The restaurant features large, garage-style glass walls, a vine covered roof, a large bar and an open kitchen. Everything is connected to a large tropical patio, set on a 7-acre property. It is the first restaurant in South Florida to open in a park, and as you can imagine, its opening was highly anticipated.
The meal is done family-style, natch, and divided into three sections – Garden, Sea and Land. They use lots of local produce, some coming from the restaurant’s own garden. It’s hard to describe the cuisine here. Is it modern American, or global fusion? Let’s just say there is Peruvian, Mexican, Floridian, Italian, Mediterranean and American influences. The menu is contemporary and prices, for the most part, are not overly expensive. There is also a great list of cocktails and craft beers. The wine selection is varied and glasses come available in two sizes, small or large. They have a nice variety of wines by the bottle running for around $50.
Our server Veronica was engaging and intuitive and gave us excellent suggestions that we all found to be innovative and delicious. The watermelon salad is sweet and topped with a crunchy toasted corn, lime crema, cotija, and cilantro. It had all the elements of sweet, spicy, crunchy and juicy. Next was the Florida stracciatella, served on Zak the Baker‘s bread that was grilled and topped with a garlic confit, topped with the creamy luscious cheese, drizzled with California olive oil and sprinkled with black pepper. Next up was the local fish tartare, which was covered with these yellow pebbles made of ginger, garlic, lemon juice and amarillo and buttermilk that was frozen with liquid nitrogen. The dish is sprinkled with sliced jalapeno. It’s a creative dish – the fish is tender and the toppings made for a transporting new dish for Miami. There are a lot of good options for land, and on our servers recommendation, we chose the lamb loin. They recommended preparing it medium rare, it is served with a garlic yogurt, romesco harissa and a farro tabbouleh. They warned us that the meat is not served hot but just warmed because of the method of cooking. This dish is fabulous. We had it with a side of the most wonderful charred cauliflower topped with crunchy chick peas, green tahini, and dehydrated olives. The food was so good we asked for a doggy bag for the leftovers that wouldn’t spoil. For dessert, we had the best panna cotta we have ever had. It’s perfectly prepared vanilla panna cotta, topped with toasted hazelnuts, which made the dish perfection.

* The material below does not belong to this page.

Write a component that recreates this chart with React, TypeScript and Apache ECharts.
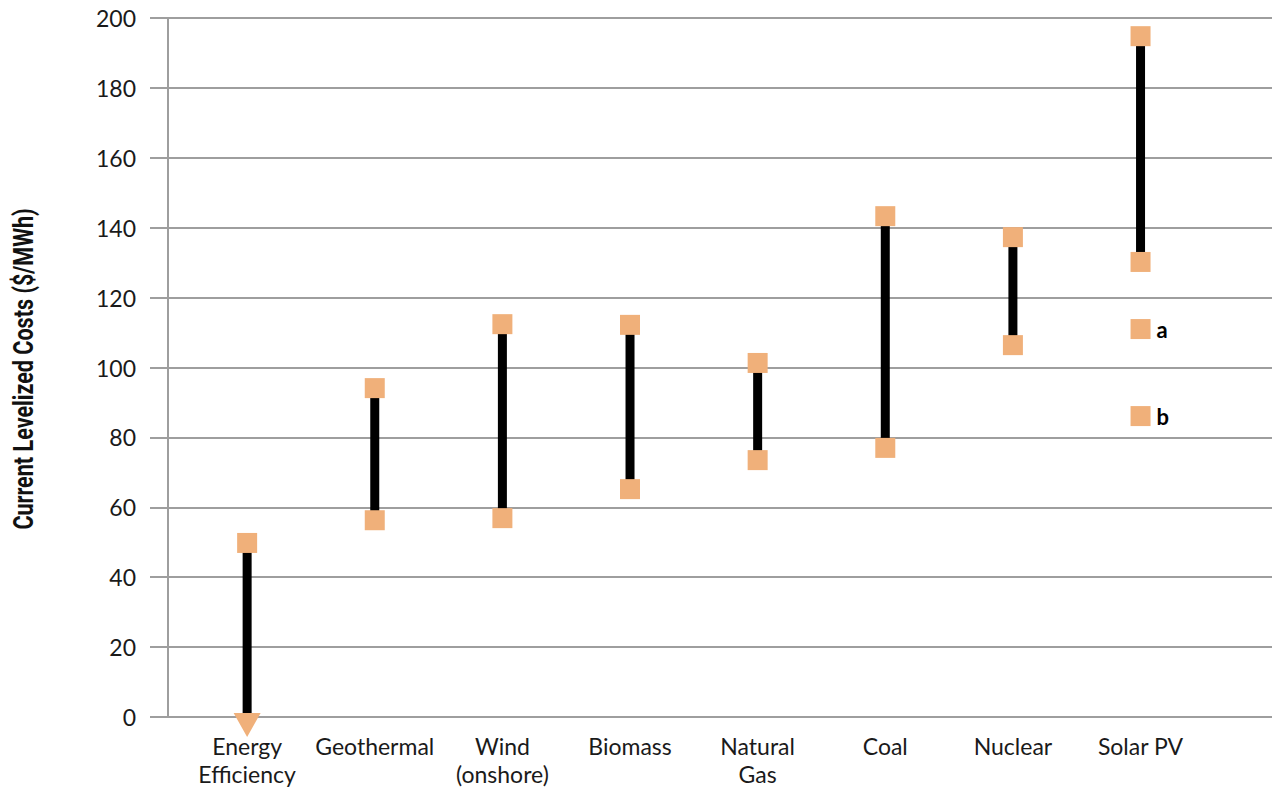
import React, { useEffect, useRef } from "react";
import * as echarts from "echarts";

const categories = [
  "Energy\nEfficiency",
  "Geothermal",
  "Wind\n(onshore)",
  "Biomass",
  "Natural\nGas",
  "Coal",
  "Nuclear",
  "Solar PV",
];
const lowCosts = [0, 56.3, 56.9, 65.2, 73.5, 77.0, 106.4, 130.2];
const highCosts = [49.8, 94.1, 112.4, 112.2, 101.3, 143.3, 137.3, 194.8];
const solarExtraLabels = ["a", "b"];
const solarExtraCosts = [111.0, 86.1];
const yTicks = { min: 0, max: 200, interval: 20 };

const ORANGE = "#F0B07A";
const GRID = "#9e9e9e";
const FONT = "Lato, 'Noto Sans', sans-serif";

export default function App() {
  const ref = useRef<HTMLDivElement>(null);
  useEffect(() => {
    if (!ref.current) return;
    const chart = echarts.init(ref.current, undefined, { renderer: "svg" });
    const positions = categories.map((_, i) => i + 1);
    const rangeData = positions.map((x, i) => [x, lowCosts[i], highCosts[i]]);
    const highData = positions.map((x, i) => [x, highCosts[i]]);
    const lowSquares = positions.slice(1).map((x, k) => [x, lowCosts[k + 1]]);
    const solarX = positions[positions.length - 1];
    const extraData = solarExtraCosts.map((v, i) => ({
      value: [solarX, v],
      name: solarExtraLabels[i],
    }));

    chart.setOption({
      animation: false,
      grid: { left: 168, right: 0, top: 18, bottom: 79, containLabel: false },
      xAxis: {
        type: "value",
        min: 0.38,
        max: 9.03,
        splitLine: { show: false },
        axisLine: { show: false },
        axisTick: { show: false },
        axisLabel: {
          customValues: positions,
          formatter: (v: number) => categories[Math.round(v) - 1] ?? "",
          fontFamily: FONT,
          fontSize: 23,
          lineHeight: 28,
          color: "#1a1a1a",
          margin: 15,
          showMinLabel: true,
          showMaxLabel: true,
        },
      },
      yAxis: {
        type: "value",
        min: yTicks.min,
        max: yTicks.max,
        interval: yTicks.interval,
        axisLine: { show: true, lineStyle: { color: GRID, width: 2 } },
        axisTick: { show: true, length: 18, lineStyle: { color: GRID, width: 2 } },
        splitLine: { show: true, lineStyle: { color: GRID, width: 2 } },
        axisLabel: {
          fontFamily: FONT,
          fontSize: 23,
          color: "#1a1a1a",
          margin: 32,
        },
      },
      graphic: [
        {
          type: "text",
          x: 23,
          y: 369,
          rotation: Math.PI / 2,
          scaleX: 0.77,
          style: {
            text: "Current Levelized Costs ($/MWh)",
            font: "bold 28px Roboto, 'Liberation Sans', sans-serif",
            fill: "#111",
            textAlign: "center",
            textVerticalAlign: "middle",
          },
        },
      ],
      series: [
        {
          type: "custom",
          data: rangeData,
          z: 2,
          renderItem: (params: any, api: any) => {
            const p1 = api.coord([api.value(0), api.value(1)]);
            const p2 = api.coord([api.value(0), api.value(2)]);
            return {
              type: "line",
              shape: { x1: p1[0], y1: p1[1], x2: p2[0], y2: p2[1] },
              style: { stroke: "#000", lineWidth: 9 },
            };
          },
        },
        {
          type: "scatter",
          data: highData,
          symbol: "rect",
          symbolSize: 20,
          itemStyle: { color: ORANGE, opacity: 1 },
          z: 5,
        },
        {
          type: "scatter",
          data: lowSquares,
          symbol: "rect",
          symbolSize: 20,
          itemStyle: { color: ORANGE, opacity: 1 },
          z: 5,
        },
        {
          type: "scatter",
          data: [[positions[0], lowCosts[0]]],
          symbol: "triangle",
          symbolRotate: 180,
          symbolSize: [27, 24],
          symbolOffset: [0, 8],
          itemStyle: { color: ORANGE, opacity: 1 },
          z: 5,
        },
        {
          type: "scatter",
          data: extraData,
          symbol: "rect",
          symbolSize: 20,
          itemStyle: { color: ORANGE, opacity: 1 },
          z: 5,
          label: {
            show: true,
            position: "right",
            distance: 6,
            formatter: (p: any) => p.name,
            fontFamily: FONT,
            fontWeight: "bold",
            fontSize: 22,
            color: "#000",
          },
        },
      ],
    });
    return () => chart.dispose();
  }, []);
  return (
    <div
      ref={ref}
      style={{ position: "fixed", left: 0, top: 0, width: 1272, height: 796, background: "#fff" }}
    />
  );
}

All-in-all our dinner was creative, the quality of the ingredients were good and the food did not disappoint. It’s a dynamic menu, and a welcome addition to Coconut Grove. The restaurant is open every day for lunch, dinner and for brunch on the weekend. Another three restaurants are in the works to open in the harbor nearby – a steak restaurant, a fish restaurant and a farm-to-table restaurant. The empire grows … Let’s hope they can keep up this quality once they expand.